Machine learning (ML) tools and artificial neural networks, the latter nowadays progressing to deep learning (DL), are known to be data-driven models often treated as black boxes. They are currently employed in many fields of human life, including healthcare, in particular medical image analysis [1,2,3].
DL models are characterised by a set of parameters and hyperparameters (e.g., network topology and optimisation parameters), which allow to define a non-linear mathematical function that maps input data to target values [4, 5].
During model development, the massive set of parameters are iteratively tuned either to fit an annotated training set (supervised methods) or to achieve optimal clustering performances in a non-annotated one (unsupervised methods), while model hyperparameters parameters are empirically chosen applying grid or random searching strategies on the validation set. Next, the model is tested on the testing set to prove model generalizability. Therefore, DL models are the indissoluble result all the steps involved in training and validation phases that include data collection and preparation as well as augmentation and split and training and validation pipeline [4, 6]. Indeed, even freezing model hyperparameters changing the training dataset results in completely different models.
This whole process exploits limited or no a-priori knowledge about the physical/biological behaviour of the modelled system without being explicitly programmed for a specific task [7]. However, versatility of use and ability to model complex relationship within data are reached through the design of extremely complex models.

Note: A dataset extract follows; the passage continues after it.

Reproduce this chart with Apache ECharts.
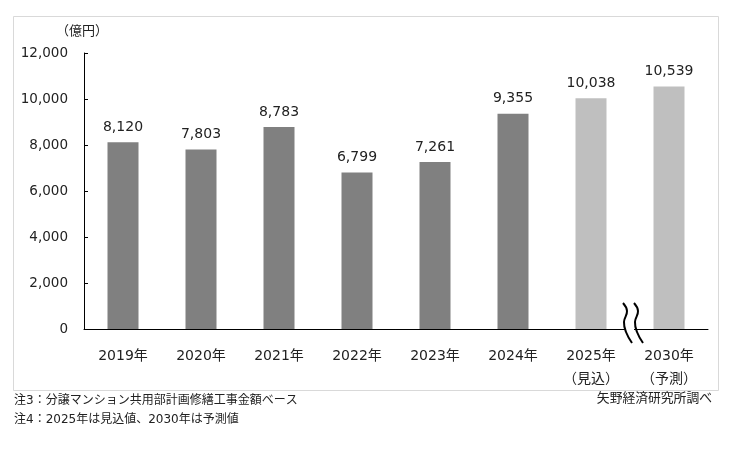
<!DOCTYPE html>
<html><head><meta charset="utf-8">
<script src="https://cdn.jsdelivr.net/npm/echarts@6/dist/echarts.min.js"></script>
<style>html,body{margin:0;padding:0;background:#fff}#c{width:734px;height:475px}</style>
</head><body><div id="c"></div>
<script>
const categories = ['2019年','2020年','2021年','2022年','2023年','2024年','2025年\n（見込）','2030年\n（予測）'];
const values = [8120, 7803, 8783, 6799, 7261, 9355, 10038, 10539];
const barKinds = ['actual','actual','actual','actual','actual','actual','estimate','forecast'];
const yTicks = {min: 0, max: 12000, interval: 2000};
const unitLabel = '（億円）';
const note3 = '注3：分譲マンション共用部計画修繕工事金額ベース';
const note4 = '注4：2025年は見込値、2030年は予測値';
const source = '矢野経済研究所調べ';

const FONT = '"DejaVu Sans","Noto Sans CJK JP",sans-serif';
const JP = '"Noto Sans CJK JP",sans-serif';
const colorOf = k => k === 'actual' ? '#808080' : '#BFBFBF';
const chart = echarts.init(document.getElementById('c'));
chart.setOption({
  animation: false,
  backgroundColor: '#fff',
  grid: {left: 84, right: 26, top: 53, bottom: 146, containLabel: false},
  xAxis: {
    type: 'category', data: categories,
    axisLine: {lineStyle: {color: '#000', width: 1}},
    axisTick: {inside: true, length: 4, lineStyle: {color: '#000'}},
    axisLabel: {color: '#222', fontSize: 14, fontFamily: FONT, margin: 16, lineHeight: 23}
  },
  yAxis: {
    type: 'value', min: yTicks.min, max: yTicks.max, interval: yTicks.interval,
    name: unitLabel, nameLocation: 'end', nameGap: 16,
    nameTextStyle: {color: '#222', fontSize: 13, fontFamily: JP, align: 'center', padding: [0, 0, 0, -4]},
    axisLine: {show: true, lineStyle: {color: '#000', width: 1}},
    axisTick: {show: true, inside: true, length: 4, lineStyle: {color: '#000'}},
    splitLine: {show: false},
    axisLabel: {color: '#222', fontSize: 13.5, fontFamily: FONT, margin: 16,
      formatter: v => v.toLocaleString('en-US')}
  },
  series: [{
    type: 'bar', barWidth: 31,
    data: values.map((v, i) => ({value: v, itemStyle: {color: colorOf(barKinds[i])}})),
    label: {show: true, position: 'top', distance: 8, color: '#222', fontSize: 14, fontFamily: FONT,
      formatter: p => p.value.toLocaleString('en-US')}
  }]
});

// Axis-break symbol between the last two categories, positioned from the axis scale
const p6 = chart.convertToPixel({xAxisIndex: 0}, categories[6]);
const p7 = chart.convertToPixel({xAxisIndex: 0}, categories[7]);
const y0 = chart.convertToPixel({yAxisIndex: 0}, 0);
const bx = (p6 + p7) / 2;
const wave = (dx) => ({
  type: 'polyline',
  shape: {smooth: 0.45, points: [
    [bx - 7 + dx, y0 - 26], [bx - 3 + dx, y0 - 18], [bx - 6 + dx, y0 - 7],
    [bx - 4 + dx, y0 + 3], [bx + 2 + dx, y0 + 14]
  ]},
  style: {fill: null, stroke: '#000', lineWidth: 2},
  z: 101
});
chart.setOption({
  graphic: [
    {type: 'rect', shape: {x: 13.5, y: 16.5, width: 705, height: 374},
      style: {fill: null, stroke: '#D9D9D9', lineWidth: 1}, z: 0, silent: true},
    {type: 'rect', shape: {x: bx - 5, y: y0 - 3, width: 9, height: 6}, style: {fill: '#fff'}, z: 100},
    wave(0), wave(11),
    {type: 'text', x: 14, y: 395, style: {text: note3, fill: '#222', fontSize: 12, fontFamily: FONT}},
    {type: 'text', x: 14, y: 414, style: {text: note4, fill: '#222', fontSize: 12, fontFamily: FONT}},
    {type: 'text', x: 712, y: 391, style: {text: source, fill: '#222', fontSize: 12.8, fontFamily: JP, align: 'right'}}
  ]
});
</script></body></html>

DL data-driven approach opposes to internal modelling, which allows to define the mathematical structure of the model based on physiological a-priori knowledge and to parametrise it with few physical/physiological meaningful variables. Indeed, final DL parameters and hyperparameters do not have any meaning other than contributing to high classification performance of trained models.
Not surprisingly, the overall outcome of DL models is rather obscure, apart that it works, that is to say “the proof of the pudding is in the eating”. However, we should admit that data-driven and internal models share many issues concerning the insight of the underlying mechanisms, when real clinical cases are under analysis. Indeed, the needed simplifications and approximations are transparent to few scholars. Moreover, even the most renown and established models in medicine are practically useless if the statistics of biological variability was not included.
Many issues have risen about the use of data-driven black-box classifiers in diagnostic decisions making, such as the possible reduction of physician skills, reliability of digital data, intrinsic uncertainty in medicine and need to open the DL black box [8]. Those concerns involve model real usefulness, reliability, safety and effectiveness in a clinical environment [9, 10].
While clinical standards may be defined to test model safety and effectiveness, model opacity represents an open issue. Indeed, the General Data Protection regulation introduced by the European Union (articles 13, 14, and 15) includes some clauses about the right for all individuals to obtain “meaningful explanation of the logic involved” when automated decision-making takes place [11]. Thus, the development of enabling technologies and/or good practices able to explain the opaque inner working of these algorithms is mandatory to comply with the important principles behind these clauses [12].
We assume that model opacity may be alleviated by enriching the DL outcomes using the information that the model derives from its training and validation dataset in a user-friendly approach, letting radiologists take their final decision with due criticism.
Paradoxically, the learning strategies of black-box DL models do facilitate this task. As mentioned above, DL trained models are defined by their architecture and massive set of parameters encrypting the information of the training and validation sets. So, the training/validation sets and the trained models are assumed as being strongly and binomially linked, which bears the non-trivial consequence that also the training/validation data set should be available to users. In our vision, if data is the only prior of a black box model, this should be made transparent in the same way as physical/physiological priors must be stated for internal (alias white-box) models. Nonetheless, we illustrate a transparency principle based on highlighting annotated cases (ACs) proximal to the current case (CC) out of a library linked to the DL model. The basic requirements are as follows (i) to furnish the library of ACs (training and/or validation sets), as annex of the trained algorithm; (ii) save the coordinates of the ACs in the classification space, to be used as indexing within the library; (iii) to define a metric in the classification space permitting to univocally define the proximity of ACs to the CC.
In this article, we describe our approach focusing on a specific DL model, namely a convolutional multi-layer neural networks used to perform a binary classification task.